Apesar de tudo, porém, a privatização das empresas estatais tem prosseguido, a partir de 1995, em ritmo acelerado. Até abril deste ano, cerca de 50 mil foram privatizadas (sendo 37 mil micro e pequenas empresas), com mais de 22% da força de trabalho e quase um quarto dos ativos totais da economia ucraniana. No campo social e político, a situação é mais ou menos como nas outras antigas repúblicas soviéticas: perplexidade, salários baixos e desalinhados, gente se queixando das aperturas, dos novos ricos, da criminalidade, e há risco de que comunistas e socialistas obtenham maioria parlamentar no ano que vem.
Subestimaram-se tanto o peso brutal do legado socialista quanto as dificuldades da transição, que são mais ou menos como construir uma casa ao mesmo tempo em que se mora nela. A modéstia do auxílio dado pelos Estados Unidos e a União Européia demonstra que foram subavaliados o tamanho da conta e as dificuldades da transição.
Aqui no Brasil, é bom refletirmos. O "Estado a que chegamos" se meteu em tudo e teve a sua versão da "degenerescência burocrática", sem a compensação dos grandes feitos da utopia socialista, como a educação universal e o avanço científico e tecnológico. Felizmente, nosso teimoso setor privado produz gerentes e empresários capazes -recurso insubstituível que falta por completo nos ex-países socialistas.
Também estamos pagando o nosso preço da transição. Mas muito menor do que eles estão enfrentando, e as reformas que entre nós se exigem impõem sacrifícios muito menores que nos países ex-socialistas. Ao nos lamentarmos da nossa "década perdida" dos anos 80, lembremo-nos que o comunismo impôs às ex-repúblicas soviéticas a perda de sete décadas.

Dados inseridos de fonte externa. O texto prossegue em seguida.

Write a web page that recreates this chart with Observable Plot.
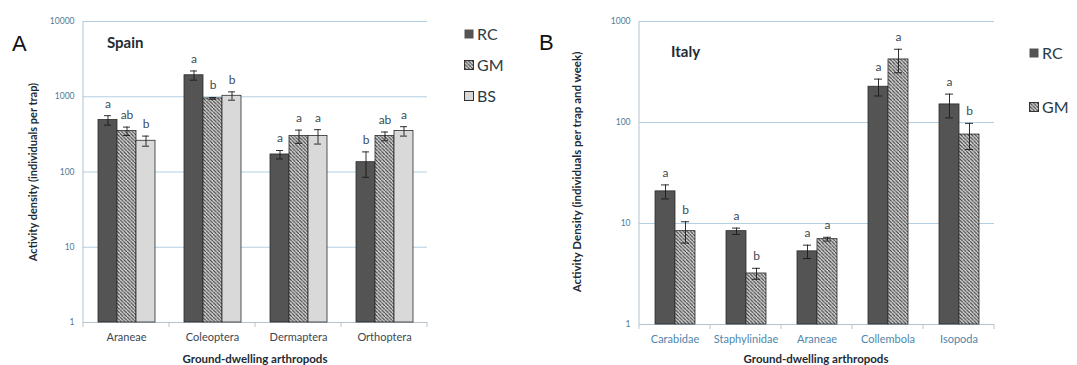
<!DOCTYPE html>
<html><head><meta charset="utf-8">
<script src="https://cdn.jsdelivr.net/npm/d3@7"></script>
<script src="https://cdn.jsdelivr.net/npm/@observablehq/plot@0.6"></script>
<style>
body{margin:0;background:#fff;font-family:Lato,"Open Sans",sans-serif;}
#wrap{position:relative;width:1077px;height:365px;overflow:hidden;background:#fff;}
.panel{position:absolute;top:0;}
.ov{position:absolute;white-space:nowrap;line-height:1;}
.rot{transform:translate(-50%,-50%) rotate(-90deg);}
.xt{transform:translate(-50%,-50%);}
.lg{position:absolute;display:flex;align-items:center;font-size:16px;color:#2c3a44;line-height:1;transform:translateY(-50%);}
.lg svg{margin-right:3px;}
</style></head><body>
<svg width="0" height="0" style="position:absolute"><defs>
<pattern id="hatch" patternUnits="userSpaceOnUse" width="3.6" height="3.6">
<rect width="3.6" height="3.6" fill="#d4d4d4"/>
<path d="M-0.9,-0.9L0.9,0.9M0,0L3.6,3.6M2.7,2.7L4.5,4.5" stroke="#333" stroke-width="1.1"/>
</pattern></defs></svg>
<div id="wrap"></div>
<script>
// ---------- Panel A: Spain ----------
const spainCategories = ["Araneae", "Coleoptera", "Dermaptera", "Orthoptera"];
const spainSeries = ["RC", "GM", "BS"];
const spainRC = [490, 1930, 171, 135];
const spainGM = [350, 950, 300, 300];
const spainBS = [260, 1030, 300, 350];
const spainRCse = [70, 270, 22, 50];
const spainGMse = [45, 25, 60, 40];
const spainBSse = [40, 130, 65, 50];
const spainRCletters = ["a", "a", "a", "b"];
const spainGMletters = ["ab", "b", "a", "ab"];
const spainBSletters = ["b", "b", "a", "a"];
const spainYTicks = [1, 10, 100, 1000, 10000];

// ---------- Panel B: Italy ----------
const italyCategories = ["Carabidae", "Staphylinidae", "Araneae", "Collembola", "Isopoda"];
const italySeries = ["RC", "GM"];
const italyRC = [20.8, 8.4, 5.3, 226, 151];
const italyGM = [8.4, 3.2, 7.0, 421, 76];
const italyRCse = [3.3, 0.6, 0.8, 43, 40];
const italyGMse = [2.0, 0.4, 0.3, 110, 22];
const italyRCletters = ["a", "a", "a", "a", "a"];
const italyGMletters = ["b", "b", "a", "a", "b"];
const italyYTicks = [1, 10, 100, 1000];

const xTitle = "Ground-dwelling arthropods";
const spainYTitle = "Activity density (individuals per trap)";
const italyYTitle = "Activity Density (individuals per trap and week)";

const seriesFill = {RC: "#545454", GM: "url(#hatch)", BS: "#d9d9d9"};

function buildRows(cats, series, means, ses, letters) {
  const rows = [];
  cats.forEach((c, i) => series.forEach((s, j) => {
    rows.push({cat: c, series: s, value: means[j][i], se: ses[j][i], letter: letters[j][i]});
  }));
  return rows;
}

const spainData = buildRows(spainCategories, spainSeries,
  [spainRC, spainGM, spainBS], [spainRCse, spainGMse, spainBSse],
  [spainRCletters, spainGMletters, spainBSletters]);
const italyData = buildRows(italyCategories, italySeries,
  [italyRC, italyGM], [italyRCse, italyGMse], [italyRCletters, italyGMletters]);

function panel(o) {
  const {cats, series, data, ticks, width, ml, mr, mt, mb, po, xTickColor} = o;
  const plot = Plot.plot({
    width, height: 365,
    marginLeft: ml, marginRight: mr, marginTop: mt, marginBottom: mb,
    style: {fontFamily: "Lato, sans-serif", background: "transparent", overflow: "visible"},
    fx: {domain: cats, padding: 0, axis: null},
    x: {domain: series, paddingInner: 0, paddingOuter: po, axis: null},
    y: {type: "log", domain: [ticks[0], ticks[ticks.length - 1]], axis: null},
    color: {domain: series, range: series.map(s => seriesFill[s])},
    marks: [
      Plot.ruleY(ticks.slice(1), {stroke: "#b3d0e3", strokeWidth: 1}),
      Plot.ruleY([ticks[0]], {stroke: "#b4c3ce", strokeWidth: 1}),
      Plot.barY(data, {fx: "cat", x: "series", y1: ticks[0], y2: "value", fill: "series", stroke: "#2b2b2b", strokeWidth: 0.8}),
      Plot.ruleX(data, {fx: "cat", x: "series", y1: d => d.value - d.se, y2: d => d.value + d.se, stroke: "#1a1a1a", strokeWidth: 0.9}),
      Plot.tickY(data, {fx: "cat", x: "series", y: d => d.value + d.se, insetLeft: 6, insetRight: 6, stroke: "#1a1a1a", strokeWidth: 0.9}),
      Plot.tickY(data, {fx: "cat", x: "series", y: d => d.value - d.se, insetLeft: 6, insetRight: 6, stroke: "#1a1a1a", strokeWidth: 0.9}),
      Plot.text(data, {fx: "cat", x: "series", y: d => d.value + d.se, text: "letter", dy: -12, fontSize: 12, fill: "#3d4a55"}),
      Plot.axisY({ticks, tickFormat: d => `${d}`, tickSize: 0, tickPadding: 9, fontSize: 8.5, color: "#4f7a96", label: null}),
      Plot.axisFx({anchor: "bottom", tickSize: 0, tickPadding: 11, fontSize: 11, color: xTickColor, label: null})
    ]
  });
  // axis line and category boundary ticks, from the plot's own scales
  const fx = plot.scale("fx"), y = plot.scale("y");
  const [yb, yt] = y.range;
  const svg = d3.select(plot);
  const g = svg.append("g").attr("stroke", "#b4c3ce").attr("stroke-width", 1);
  const x0 = fx.apply(cats[0]);
  g.append("line").attr("x1", x0).attr("x2", x0).attr("y1", yt).attr("y2", yb);
  const bounds = cats.map(c => fx.apply(c)).concat([fx.apply(cats[cats.length - 1]) + fx.bandwidth]);
  bounds.forEach(b => g.append("line").attr("x1", b).attr("x2", b).attr("y1", yb).attr("y2", yb + 5));
  return plot;
}

const wrap = document.getElementById("wrap");
function place(el, left) {
  const d = document.createElement("div");
  d.className = "panel"; d.style.left = left + "px";
  d.appendChild(el); wrap.appendChild(d);
}
place(panel({cats: spainCategories, series: spainSeries, data: spainData, ticks: spainYTicks,
  width: 540, ml: 82, mr: 112, mt: 21, mb: 43, po: 0.74, xTickColor: "#3b4852"}), 0);
place(panel({cats: italyCategories, series: italySeries, data: italyData, ticks: italyYTicks,
  width: 537, ml: 97, mr: 82, mt: 21, mb: 41, po: 0.75, xTickColor: "#4f86ab"}), 540);

function ov(text, left, top, css, cls) {
  const d = document.createElement("div");
  d.className = "ov" + (cls ? " " + cls : "");
  d.textContent = text;
  d.style.left = left + "px"; d.style.top = top + "px";
  Object.assign(d.style, css || {});
  wrap.appendChild(d);
}
ov("A", 12, 33, {fontSize: "22px", color: "#111", fontFamily: "Liberation Sans, Arial, sans-serif"});
ov("B", 539, 32, {fontSize: "22px", color: "#111", fontFamily: "Liberation Sans, Arial, sans-serif"});
ov("Spain", 107, 35, {fontSize: "15px", fontWeight: "bold", color: "#1d2b35"});
ov("Italy", 671, 44, {fontSize: "15px", fontWeight: "bold", color: "#1d2b35"});
ov(spainYTitle, 32, 172, {fontSize: "11px", fontWeight: "bold", color: "#1d2b35"}, "rot");
ov(italyYTitle, 577, 172, {fontSize: "11.5px", fontWeight: "bold", color: "#1d2b35"}, "rot");
ov(xTitle, 255, 359, {fontSize: "11.5px", fontWeight: "bold", color: "#1d2b35"}, "xt");
ov(xTitle, 816, 359, {fontSize: "11.5px", fontWeight: "bold", color: "#1d2b35"}, "xt");

function legend(series, left, tops) {
  series.forEach((s, i) => {
    const d = document.createElement("div");
    d.className = "lg";
    d.style.left = left + "px"; d.style.top = tops[i] + "px";
    d.innerHTML = `<svg width="10" height="10"><rect x="0.5" y="0.5" width="9" height="9" fill="${seriesFill[s]}" stroke="${s === "RC" ? "none" : "#333"}" stroke-width="1"/></svg>`;
    const t = document.createElement("span"); t.textContent = s;
    d.appendChild(t); wrap.appendChild(d);
  });
}
legend(spainSeries, 464, [34, 65, 96]);
legend(italySeries, 1029, [53, 107]);
</script>
</body></html>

Os povos eslavos, pelos quais paradoxalmente Marx e Engels tinham visceral desprezo, possuíam, desde o antigo regime, áreas de excelência cultural. Estariam muito melhor se em 1917 tivessem seguido o caminho da sensatez democrática, ao invés de se entregarem à mais violenta das utopias, que deforma o homem sob o pretexto de reformá-lo.